El Estado de Chile hace precisamente eso cuando la salud y seguridad de las personas están amenazadas por el abuso del alcohol, del tabaco, de alimentos ricos en sal, azúcar, grasa y colesterol; por epidemias contagiosas; por agentes contaminantes del medio ambiente; por insuficiente observancia de las normas sanitarias en la producción y expendio de alimentos; por omisión de las medidas legalmente exigibles para conducir con seguridad un vehículo motorizado o a pedales. No cabe en consecuencia alegar, en el tema de las drogas, el principio de autonomía de la voluntad o libre arbitrio de cada quien para hacer lo que le plazca.

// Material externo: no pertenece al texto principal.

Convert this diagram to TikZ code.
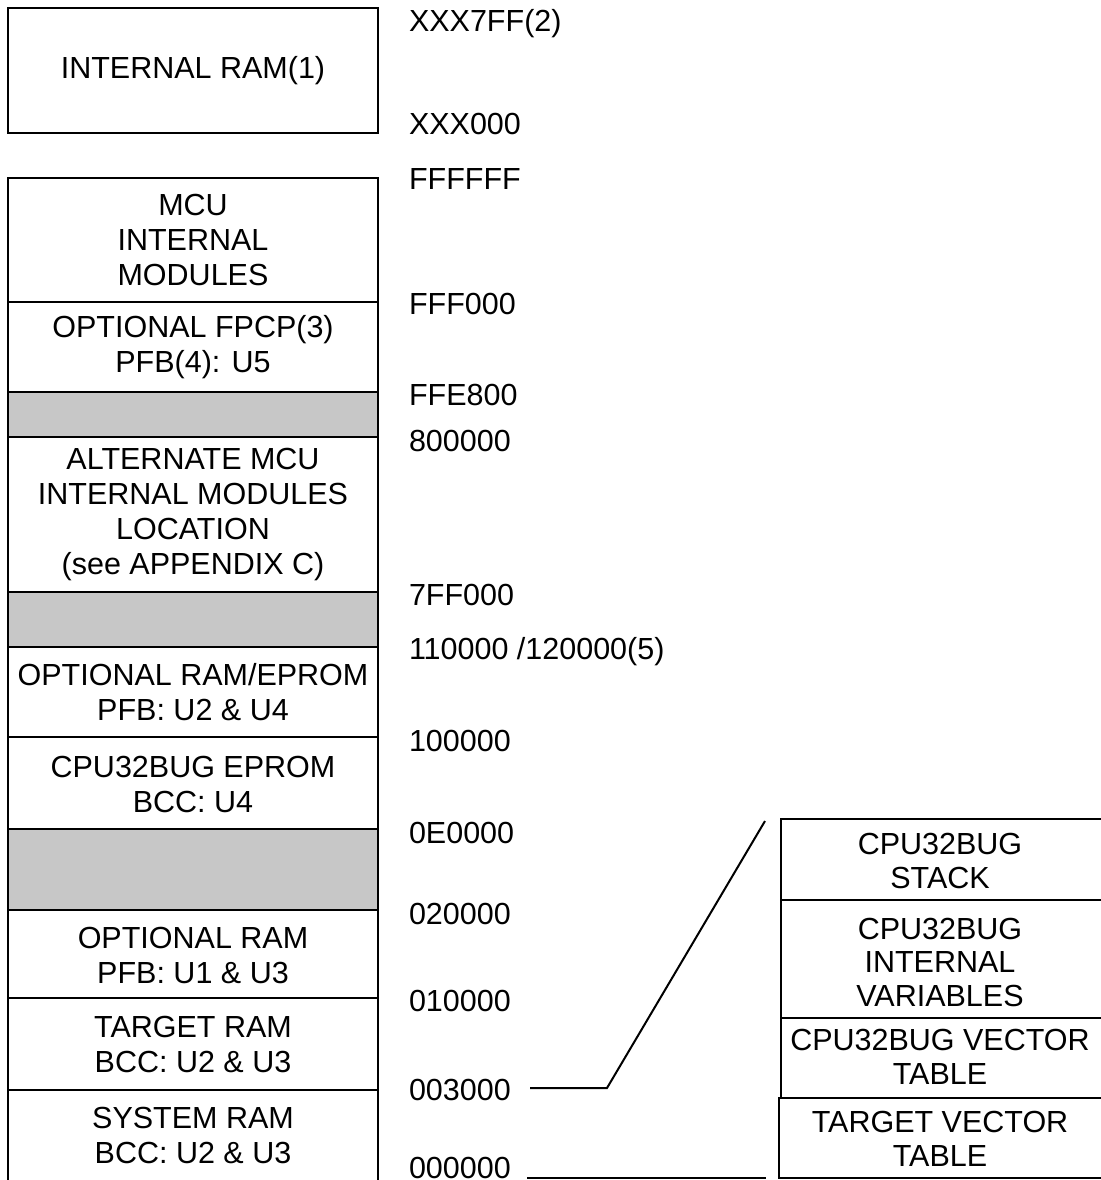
\documentclass[tikz,border=0pt]{standalone}
\usepackage{fontspec}
\setmainfont{Liberation Sans}
\begin{document}
\begin{tikzpicture}[x=1pt,y=-1pt,line width=2pt,
  lbl/.style={font=\fontsize{30.5}{35}\selectfont,align=center,inner sep=0pt},
  rlbl/.style={font=\fontsize{30.5}{33.5}\selectfont,align=center,inner sep=0pt},
  addr/.style={font=\fontsize{30.5}{35}\selectfont,anchor=base west,inner sep=0pt},
  hatchfill/.style={fill=black!22}]
\useasboundingbox (0,0) rectangle (1100,1180);
\fill[white] (0,0) rectangle (1100,1180);

% internal RAM box
\draw (8,8) rectangle (378,133);
\node[lbl] (iram) at (193,70.5) {INTERNAL RAM(1)};

% main memory stack
\fill[hatchfill] (8,392) rectangle (378,437);
\fill[hatchfill] (8,592) rectangle (378,647);
\fill[hatchfill] (8,829) rectangle (378,910);
\draw (8,1182) -- (8,178) -- (378,178) -- (378,1182);
\foreach \yy in {302,392,437,592,647,737,829,910,998,1090}
  \draw (8,\yy) -- (378,\yy);

\node[lbl] (mcu)  at (193,240)  {MCU\\INTERNAL\\MODULES};
\node[lbl] (fpcp) at (193,347)  {OPTIONAL FPCP(3)\\PFB(4): U5};
\node[lbl] (alt)  at (193,515)  {ALTERNATE MCU\\INTERNAL MODULES\\LOCATION\\(see APPENDIX C)};
\node[lbl] (oram) at (193,692)  {OPTIONAL RAM/EPROM\\PFB: U2 \& U4};
\node[lbl] (bug)  at (193,784)  {CPU32BUG EPROM\\BCC: U4};
\node[lbl] (opt)  at (193,955)  {OPTIONAL RAM\\PFB: U1 \& U3};
\node[lbl] (tram) at (193,1044) {TARGET RAM\\BCC: U2 \& U3};
\node[lbl] (sram) at (193,1135) {SYSTEM RAM\\BCC: U2 \& U3};

% addresses
\node[addr] (a1)  at (408,32)   {XXX7FF(2)};
\node[addr] (a2)  at (408,135)  {XXX000};
\node[addr] (a3)  at (408,189)  {FFFFFF};
\node[addr] (a4)  at (408,314)  {FFF000};
\node[addr] (a5)  at (408,405)  {FFE800};
\node[addr] (a6)  at (408,451)  {800000};
\node[addr] (a7)  at (408,605)  {7FF000};
\node[addr] (a8)  at (408,659)  {110000 /120000(5)};
\node[addr] (a9)  at (408,751)  {100000};
\node[addr] (a10) at (408,843)  {0E0000};
\node[addr] (a11) at (408,924)  {020000};
\node[addr] (a12) at (408,1011) {010000};
\node[addr] (a13) at (408,1100) {003000};
\node[addr] (a14) at (408,1178) {000000};

% expanded area boxes
\draw (1102,819) -- (781,819) -- (781,1098);
\draw (781,900) -- (1102,900);
\draw (781,1018) -- (1102,1018);
\draw (1102,1098) -- (779,1098) -- (779,1178) -- (1102,1178);

\node[rlbl] (stk) at (940,861)  {CPU32BUG\\STACK};
\node[rlbl] (var) at (940,962)  {CPU32BUG\\INTERNAL\\VARIABLES};
\node[rlbl] (vec) at (940,1057) {CPU32BUG VECTOR\\TABLE};
\node[rlbl] (tvt) at (940,1139) {TARGET VECTOR\\TABLE};

% connectors
\coordinate (c3s) at (530,1088);
\coordinate (c3k) at (607,1088);
\coordinate (c3e) at (765,821);
\draw (c3s) -- (c3k) -- (c3e);
\coordinate (c0s) at (527,1178);
\coordinate (c0e) at (766,1178);
\draw (c0s) -- (c0e);
\end{tikzpicture}
\end{document}
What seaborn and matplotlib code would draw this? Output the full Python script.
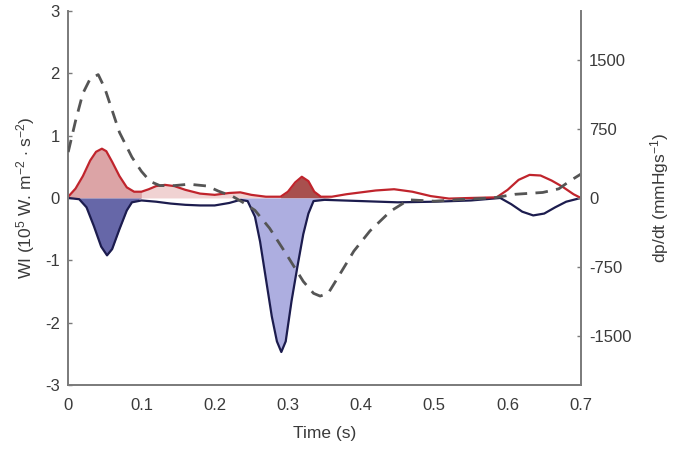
import numpy as np
import matplotlib
matplotlib.use("Agg")
import matplotlib.pyplot as plt
import seaborn as sns

# --- data ---
# forward wave intensity (red), 10^5 W m^-2 s^-2
t_fwd = [0, 0.01, 0.02, 0.03, 0.038, 0.046, 0.052, 0.06, 0.07, 0.08, 0.09, 0.1, 0.11, 0.12,
         0.132, 0.145, 0.16, 0.18, 0.2, 0.22, 0.235, 0.25, 0.27, 0.29, 0.3, 0.31, 0.319,
         0.328, 0.336, 0.345, 0.36, 0.38, 0.40, 0.42, 0.445, 0.47, 0.495, 0.52, 0.55,
         0.585, 0.6, 0.615, 0.63, 0.645, 0.66, 0.675, 0.69, 0.7]
wi_fwd = [0.02, 0.15, 0.35, 0.6, 0.74, 0.79, 0.75, 0.58, 0.35, 0.17, 0.1, 0.1, 0.14, 0.19,
          0.21, 0.19, 0.13, 0.07, 0.05, 0.08, 0.09, 0.05, 0.02, 0.02, 0.1, 0.25, 0.34,
          0.27, 0.1, 0.02, 0.02, 0.06, 0.09, 0.12, 0.14, 0.1, 0.03, -0.01, 0.0,
          0.01, 0.13, 0.29, 0.37, 0.36, 0.28, 0.18, 0.06, 0.0]

# backward wave intensity (navy)
t_bwd = [0, 0.015, 0.025, 0.035, 0.045, 0.053, 0.06, 0.07, 0.08, 0.087, 0.1, 0.12, 0.14,
         0.16, 0.18, 0.2, 0.22, 0.235, 0.245, 0.255, 0.262, 0.27, 0.278, 0.285, 0.291,
         0.297, 0.305, 0.313, 0.321, 0.328, 0.335, 0.35, 0.4, 0.45, 0.5, 0.55, 0.59,
         0.605, 0.62, 0.635, 0.65, 0.665, 0.68, 0.7]
wi_bwd = [0, -0.02, -0.15, -0.45, -0.78, -0.92, -0.82, -0.5, -0.2, -0.07, -0.04, -0.06, -0.09,
          -0.11, -0.12, -0.12, -0.08, -0.03, -0.05, -0.3, -0.7, -1.3, -1.9, -2.3, -2.47,
          -2.3, -1.65, -1.1, -0.58, -0.25, -0.05, -0.03, -0.05, -0.07, -0.06, -0.04, 0.0,
          -0.1, -0.22, -0.28, -0.25, -0.15, -0.06, 0.0]

# dp/dt (dashed), mmHg/s
t_dpdt = [0, 0.01, 0.02, 0.03, 0.041, 0.05, 0.06, 0.07, 0.087, 0.1, 0.112, 0.125, 0.145,
          0.165, 0.19, 0.205, 0.225, 0.24, 0.255, 0.275, 0.298, 0.321, 0.335, 0.344,
          0.355, 0.365, 0.39, 0.412, 0.44, 0.465, 0.5, 0.54, 0.58, 0.61, 0.648, 0.67,
          0.685, 0.7]
dpdt = [500, 840, 1140, 1300, 1345, 1195, 955, 715, 445, 290, 180, 135, 135,
        150, 130, 75, 15, -55, -135, -330, -615, -910, -1040, -1070,
        -1040, -910, -580, -360, -145, -20, -35, -15, 0, 40, 60, 100,
        185, 260]

xticks = [0, 0.1, 0.2, 0.3, 0.4, 0.5, 0.6, 0.7]
yticks_left = [-3, -2, -1, 0, 1, 2, 3]
yticks_right = [-1500, -750, 0, 750, 1500]

# --- style ---
sns.set_style("white")
plt.rcParams['font.family'] = ['Liberation Sans', 'DejaVu Sans']
plt.rcParams['mathtext.fontset'] = 'custom'
plt.rcParams['mathtext.rm'] = 'Liberation Sans'
plt.rcParams['mathtext.it'] = 'Liberation Sans'
plt.rcParams['axes.unicode_minus'] = False

RED = "#c0242c"
NAVY = "#1c1c4e"
SPINE = "#7a7a7a"
TXT = "#3a3a3a"

fig = plt.figure(figsize=(6.89, 4.53), dpi=100)
ax = fig.add_axes([0.099, 0.150, 0.744, 0.826])

tf = np.array(t_fwd)
wf = np.array(wi_fwd)
tb = np.array(t_bwd)
wb = np.array(wi_bwd)

# fills
ax.fill_between(tf, 0, wf, where=(tf <= 0.1), color="#dca4a6", lw=0, interpolate=True)
ax.fill_between(tf, 0, wf, where=(tf >= 0.1) & (tf <= 0.29), color="#f0d2d2", lw=0, interpolate=True)
ax.fill_between(tf, 0, wf, where=(tf >= 0.29) & (tf <= 0.35), color="#a8504e", lw=0, interpolate=True)
ax.fill_between(tb, 0, wb, where=(tb <= 0.09), color="#6667a8", lw=0, interpolate=True)
ax.fill_between(tb, 0, wb, where=(tb >= 0.235) & (tb <= 0.34), color="#adaee0", lw=0, interpolate=True)

sns.lineplot(x=t_bwd, y=wi_bwd, ax=ax, color=NAVY, lw=1.6, sort=False, estimator=None)
sns.lineplot(x=t_fwd, y=wi_fwd, ax=ax, color=RED, lw=1.6, sort=False, estimator=None)

ax.set_xlim(0, 0.7)
ax.set_ylim(-3, 3)
ax.set_xticks(xticks)
ax.set_xticklabels(["0", "0.1", "0.2", "0.3", "0.4", "0.5", "0.6", "0.7"])
ax.set_yticks(yticks_left)
ax.set_xlabel("Time (s)", fontsize=12.5, color=TXT, labelpad=10)
ax.set_ylabel(r"WI (10$^5$ W. m$^{-2}$ $\cdot$ s$^{-2}$)", fontsize=12.5, color=TXT, labelpad=6)

ax2 = ax.twinx()
sns.lineplot(x=t_dpdt, y=dpdt, ax=ax2, color="#555555", lw=2.0, sort=False,
             estimator=None, dashes=False)
ax2.lines[0].set_dashes([4.5, 3])
ax2.set_ylim(-2040, 2040)
ax2.set_yticks(yticks_right)
ax2.set_ylabel(r"dp/dt (mmHgs$^{-1}$)", fontsize=12.5, color=TXT, labelpad=12)

for a in (ax, ax2):
    a.spines["top"].set_visible(False)
    for s in ("left", "bottom", "right"):
        a.spines[s].set_color(SPINE)
        a.spines[s].set_linewidth(1.4)
    a.tick_params(direction="in", length=3, width=1, color=SPINE,
                  labelsize=12, labelcolor=TXT, pad=6)
ax.spines["right"].set_visible(False)
ax2.spines["left"].set_visible(False)
ax2.spines["bottom"].set_visible(False)
ax.tick_params(axis="x", pad=9)

fig.savefig("out.png", dpi=100)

La ingesta de drogas ataca directamente el cerebro, centro de comando de la racionalidad; sede de la libertad. Otras sustancias afectan el corazón o el pulmón. La droga es agresión directa al ADN de la persona humana: su capacidad de razonar, elegir, ser ella misma. Una persona drogada pierde o deteriora sensiblemente su autonomía y autovalencia. Se convierte progresivamente en robot teledirigido por otros o activado por incontrolables impulsos mecánicos. La ley vigente comprende con sabiduría esta tragedia del drogadicto y le veda el acceso a funciones y responsabilidades públicas en que se haría esclavo de sus proveedores. Si el alcohol provoca adicción en un 10%, la droga esclaviza al 72% de sus consumidores, poniéndolos en estado de amenaza latente contra sí mismos y contra su entorno.
Legalizar la droga equivaldría a una claudicación moral, jurídica y pedagógica: el Estado, garante de los derechos y deberes de toda persona, renunciaría solemnemente -¡y en nombre de la libertad!- a convencer a sus miembros de que es posible educar y educarse para ser personas y actuar como personas, dentro de una legislación justa que protege a los débiles contra mafias organizadas de corrupción y envilecimiento. La ley dejaría de ser pedagoga y se convertiría en espejo reproductivo y confirmativo de los incontrolables instintos humanos, hábilmente maquillados de apelación a la libertad.
Canonizando la droga, el Estado alienta el servilismo simiesco de imitar lo que hacen otros, estimula la "evasión" eufórica y la consiguiente cobardía de enfrentar la realidad, y bendice la autocondena a la literal "estupidez", pasmo y despersonalización. Garante de la vida, habrá traicionado la confianza ciudadana y su primera razón de ser.